Nobel Prize for Physics awarded to gravitational wave pioneers

The 2017 Nobel Prize for Physics has gone to US-based Professors Kip Thorne, Barry Barish and Rainer Weiss, three key figures in detecting ripples in space-time that were originally theorised by Einstein.

Nobel Prize
LIGO's visualisation of the gravity waves emitted by the orbiting black holes (known as 'inspiraling')

They’ve been awarded the prize ‘for decisive contributions to the LIGO detector and the observation of gravitational waves’ that were first detected two years ago on Earth, a feat made possible with significant input from the UK.

Key early contributions to the LIGO project came from the late Scottish physicist Prof Ron Drever. Professor Drever, who passed away earlier this year, co-founded the Laser Interferometer Gravitational-wave Observatory (LIGO) with Prof Kip Thorne at Caltech and Prof Rainer Weiss at MIT between 1984 and 1994.

LIGO is operated by Caltech and MIT with funding from the US National Science Foundation (NSF), and supported by over 1,000 researchers around the world, including those at the Universities of Glasgow, Cardiff and Birmingham amongst others in the UK.

Scientists from the University of Glasgow’s Institute for Gravitational Research led on the conception, development, construction and installation of the sensitive mirror suspensions in the heart of the LIGO detectors.

The first detection in 2015 was made possible by a technical upgrade to Advanced LIGO (aLIGO), relying heavily on initial UK capital funding and on technical and manufacturing expertise from UK universities, particularly the advanced mirror-suspension systems.

Prof B S Sathyaprakash, from Cardiff University’s School of Physics and Astronomy, said: “It took 100 years to confirm the existence of gravitational waves but our observations over the past two years have already raised questions about the formation and evolution of black holes and allowed us to test Einstein's gravity to incredibly greater precision than was possible before.

Nobel Prize

“We are beginning to understand if nature's black holes are truly space-time warpage as predicted by general relativity and if the nature of gravitational waves is as predicted by Einstein. The LIGO-Virgo detector network has truly begun a new chapter in astronomy.”

In the UK alone, major contributions to the project have come from very many researchers and engineers based at 11 research institutions, including Glasgow, Cardiff and Birmingham as well as the STFC technology division.

Several hundred people are working on the LIGO project in the USA with additional support and contributions from teams in the UK, Germany, Australia and around the globe.
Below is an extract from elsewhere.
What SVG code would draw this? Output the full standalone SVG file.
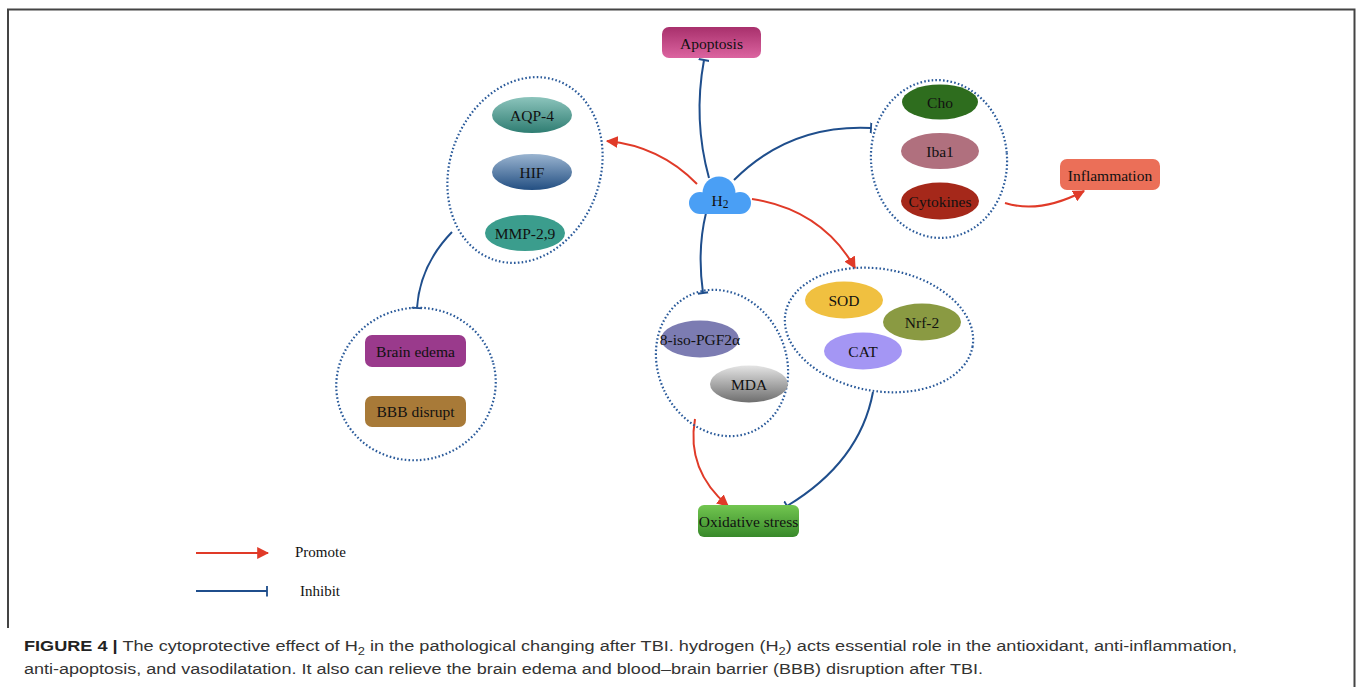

They are studying new phenomena in our Universe for the very first time, whilst honing novel technology to allow gravitational wave detectors to probe even further out into our cosmos.

A major upgrade to LIGO by the US and its current international partners including the UK allowed for the detection of gravitational waves in September 2015.

Dr Brian Bowsher, chief executive of the UK’s Science and Technology Facilities Council, said: "The award of the Nobel today is a celebration of the genius of a vast team of people, including many UK-based scientists and engineers, and it is something everyone in the UK can share in.”

A team from STFC’s Rutherford Appleton Laboratory were responsible for the design, technological development and production of the mirror suspensions that provide the stability required to separate out the effects of tiny strains in space time from the much larger effects of seismic vibration. This work represents a major technological advance in the field and has made a substantial contribution on increasing the sensitivity of the instrument, and its ability to detect gravitational waves.